Brewery Operations in a COVID-19 World

Posted by Bob Scott


As many of you are aware, the COVID-19 shutdown has impacted the craft brewing industry hard. With the states’ stay-at-home orders, many craft breweries have had to shut down for a period of time. With their restaurants and taprooms closed, the demand for beer in kegs has been slow to return. Curbside pick-up at the brewery and retail sales are what they have depended on to survive. As such, breweries have had to shift to bottles and cans to gain traction and stay in business.  

Turning to canning and bottling as a solution presented another issue for them. The industry had a shortage on cans. Some smaller breweries were not able to buy cans as the larger breweries were getting the majority of the inventory with their buying power. One might say it’s just business, but still tough on the smaller brewery who has another hurdle to get beyond in what are already tough times.

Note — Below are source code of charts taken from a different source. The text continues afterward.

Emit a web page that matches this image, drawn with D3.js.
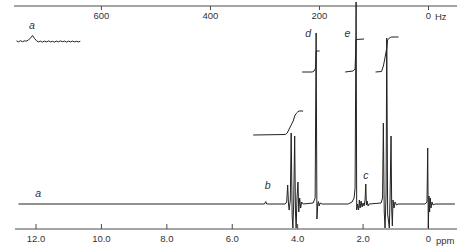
<!DOCTYPE html>
<html>
<head>
<meta charset="utf-8">
<script src="https://cdn.jsdelivr.net/npm/d3@7"></script>
<style>
  body { margin: 0; background: #fff; }
  text { font-family: "Liberation Sans", Arial, sans-serif; fill: #333; }
  .peak-label { font-style: italic; font-size: 10.5px; }
  .axis text { font-size: 9.5px; }
</style>
</head>
<body>
<div id="chart-area"></div>
<script>
// 60 MHz 1H spectrum, chemical shift in ppm, intensity in arbitrary units (0 = baseline)

var ppmTicks = [12, 10, 8, 6, 4, 2, 0];
var ppmTickLabels = ["12.0", "10.0", "8.0", "6.0", "4.0", "2.0", "0"];
var hzTicks = [600, 400, 200, 0];
var hzPerPpm = 60;

// main trace [ppm, intensity]
var spectrum = [
    [12.52, 0], [5.0, 0], [4.96, 1.2], [4.93, 0],
    [4.366, 0], [4.32, 1], [4.29, 9.5], [4.265, 0], [4.245, -3], [4.21, 2],
    [4.183, 35.5], [4.153, -6], [4.131, -12], [4.107, 0], [4.076, 34],
    [4.052, -4], [4.031, -12], [4.006, 3], [3.975, 11], [3.951, -4],
    [3.924, 3], [3.893, -2], [3.863, 1], [3.817, 0],
    [3.511, 0.5], [3.45, 3], [3.42, 85.5], [3.396, -7.5], [3.371, 0],
    [3.35, 1.2], [3.328, -1], [3.298, 0.5], [3.237, 0],
    [2.443, 0], [2.321, 1], [2.26, 3], [2.229, 8], [2.198, 101], [2.18, -3],
    [2.153, 0], [2.122, -3], [2.098, 2], [2.076, -2], [2.046, 1.5],
    [2.015, -1.5], [1.985, 0.5], [1.954, -1], [1.924, 2], [1.902, 10],
    [1.884, -0.5], [1.863, 1.5], [1.832, -1], [1.80, 0],
    [1.435, 0.5], [1.389, 3], [1.365, 40.5], [1.338, -4], [1.313, -12],
    [1.282, 5], [1.261, 83], [1.234, -5], [1.182, -12], [1.16, 3],
    [1.13, 34], [1.109, -3], [1.09, -11], [1.07, 2], [1.038, -2],
    [1.008, 1], [0.962, -0.5], [0.916, 0],
    [0.092, 0], [0.031, 1], [0.009, 28], [-0.009, -12], [-0.031, 4],
    [-0.049, -4], [-0.07, 3], [-0.092, -2], [-0.122, 1], [-0.153, -0.5],
    [-0.214, 0], [-0.824, 0]
];

// expanded sweep of the enol OH (signal a), own baseline
var insetTrace = [
    [12.58, 0.3], [12.52, -0.2], [12.46, 0.4], [12.40, -0.1], [12.34, 0.3],
    [12.28, 0.2], [12.21, 0.8], [12.15, 1.8], [12.09, 3], [12.03, 1.5],
    [11.97, 0.4], [11.91, -0.2], [11.85, 0.2], [11.79, -0.3], [11.73, 0.2],
    [11.66, -0.2], [11.60, 0.3], [11.54, -0.2], [11.48, 0.1], [11.42, -0.3],
    [11.36, 0.2], [11.30, -0.2], [11.24, 0.3], [11.17, -0.1], [11.11, 0.2],
    [11.05, -0.3], [10.99, 0.2], [10.93, -0.2], [10.87, 0.2], [10.81, -0.2],
    [10.75, 0.1], [10.69, -0.2], [10.63, 0.1]
];

// integral traces [ppm, level]
var integralQuartet = [
    [5.344, 34.5], [4.366, 34.75], [4.305, 35.5], [4.26, 37], [4.214, 38.5],
    [4.168, 40], [4.122, 41.5], [4.076, 44], [4.031, 45.25], [3.985, 46],
    [3.939, 46.5], [3.817, 46.5]
];
var integralD = [
    [3.847, 66], [3.542, 66], [3.481, 66.5], [3.435, 68], [3.42, 76.5], [3.313, 76.5]
];
var integralE = [
    [2.534, 66], [2.29, 66.5], [2.229, 67.5], [2.198, 82.25], [1.954, 82.5]
];
var integralTriplet = [
    [1.603, 66], [1.42, 66.25], [1.365, 69], [1.328, 72], [1.261, 78],
    [1.237, 82], [1.16, 83.25], [1.115, 83.5], [0.901, 83.5]
];

var peakLabels = ["a", "b", "c", "d", "e"];
var peakLabelPos = [[11.92, 3.5], [4.9, 7.5], [1.9, 12.5], [3.66, 83.5], [2.46, 83.5]];
var insetLabelPos = [12.11, 6.5];

var width = 457, height = 251;

var svg = d3.select("#chart-area")
    .append("svg")
    .attr("width", width)
    .attr("height", height);

// Scales
var x = d3.scaleLinear().domain([12, 0]).range([35.5, 428]);
var xHz = d3.scaleLinear().domain([12 * hzPerPpm, 0]).range(x.range());
var y = d3.scaleLinear().domain([0, 100]).range([204, 4]);
var yInset = d3.scaleLinear().domain([0, 100]).range([41.5, -158.5]);

// Axes
var bottomAxis = svg.append("g")
    .attr("class", "axis")
    .attr("transform", "translate(0,229)")
    .call(d3.axisBottom(x)
        .tickValues(ppmTicks)
        .tickFormat(function(d, i) { return ppmTickLabels[i]; })
        .tickSizeInner(-5)
        .tickSizeOuter(0)
        .tickPadding(6));
bottomAxis.select(".domain").attr("d", "M15,0H457");

var topAxis = svg.append("g")
    .attr("class", "axis")
    .attr("transform", "translate(0,6)")
    .call(d3.axisBottom(xHz)
        .tickValues(hzTicks)
        .tickSizeInner(4)
        .tickSizeOuter(0)
        .tickPadding(2));
topAxis.select(".domain").attr("d", "M14,0H457");

svg.selectAll(".axis path, .axis line")
    .attr("stroke", "#4a4a4a")
    .attr("stroke-width", 1);

svg.append("text")
    .attr("x", x(0) + 8)
    .attr("y", 244)
    .attr("font-size", "9.5px")
    .text("ppm");
svg.append("text")
    .attr("x", xHz(0) + 7)
    .attr("y", 20)
    .attr("font-size", "9.5px")
    .text("Hz");

// Line generators
var line = d3.line()
    .x(function(d) { return x(d[0]); })
    .y(function(d) { return y(d[1]); });
var insetLine = d3.line()
    .x(function(d) { return x(d[0]); })
    .y(function(d) { return yInset(d[1]); });

svg.append("path")
    .attr("d", line(spectrum))
    .attr("fill", "none")
    .attr("stroke", "#222")
    .attr("stroke-width", 1);

svg.append("path")
    .attr("d", insetLine(insetTrace))
    .attr("fill", "none")
    .attr("stroke", "#222")
    .attr("stroke-width", 1);

[integralQuartet, integralD, integralE, integralTriplet].forEach(function(trace) {
    svg.append("path")
        .attr("d", line(trace))
        .attr("fill", "none")
        .attr("stroke", "#222")
        .attr("stroke-width", 1);
});

// Peak labels
svg.selectAll(".peak-label")
    .data(peakLabels)
    .enter().append("text")
    .attr("class", "peak-label")
    .attr("text-anchor", "middle")
    .attr("x", function(d, i) { return x(peakLabelPos[i][0]); })
    .attr("y", function(d, i) { return y(peakLabelPos[i][1]); })
    .text(function(d) { return d; });

svg.append("text")
    .attr("class", "peak-label")
    .attr("text-anchor", "middle")
    .attr("x", x(insetLabelPos[0]))
    .attr("y", yInset(insetLabelPos[1]))
    .text("a");
</script>
</body>
</html>
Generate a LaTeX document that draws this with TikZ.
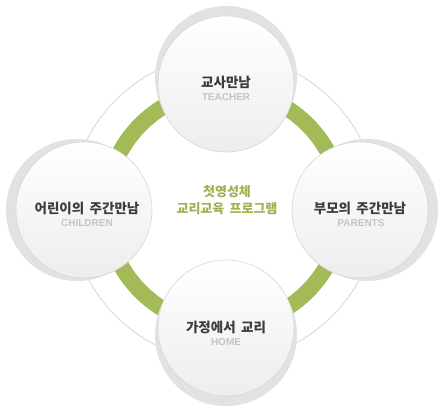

Yet another shortage in the industry is with CO2.   However, the CO2 shortage is one in which your sanitation supplier might be able to assist you, thus limiting the effect the shortage would have on your brewery operations.

Your sanitation supplier can make a difference in the Cellars by assisting the brewery with Cleaning Under Pressure (CUP), or Single-Phase Cleaning as some call it, in the Fermenters and the Brite beer tanks. By Cleaning Under Pressure, if the Brite beer tanks are not blown down of CO2, the brewery can save CO2 and time. Without a blow down, the brewery would benefit from chemical and water savings as some steps from the conventional cleaning procedure would be eliminated.

Without a blow down, safety would be improved. A higher risk of dissolved oxygen in subsequent batches would also be avoided by the elimination of draining down the CO2 to accommodate the caustic wash.   In addition, there would be energy savings if a low temperature acid was used, such as Rochester Midland’s HDA-6600. This is a Methanesulfonic acid used as the main cleaner in a single-phase cleaning cycle.

A Methanesulfonic acid can accommodate surfactants when other acids cannot. This acid type will keep solids in suspension, allowing for the proper cleaning of unfiltered product in Fermenters, and Brite beer tanks with high solids, just using an acid. By not having to wash tanks with caustic, there would also be chemical savings. If you wash a tank with HDA-6600 @ .5%-1% solution, and at times lower, followed by a sanitizing step with an acid-based sanitizer like PAA, then purge and pressurize, you are good to go.

The ability to save CO2, time, chemicals, water, and energy, in addition to allowing you to flip tanks quicker, get more product packaged and into the customers’ hands, are huge cost improvement benefits. Cost improvements are always needed, but are especially needed during difficult times.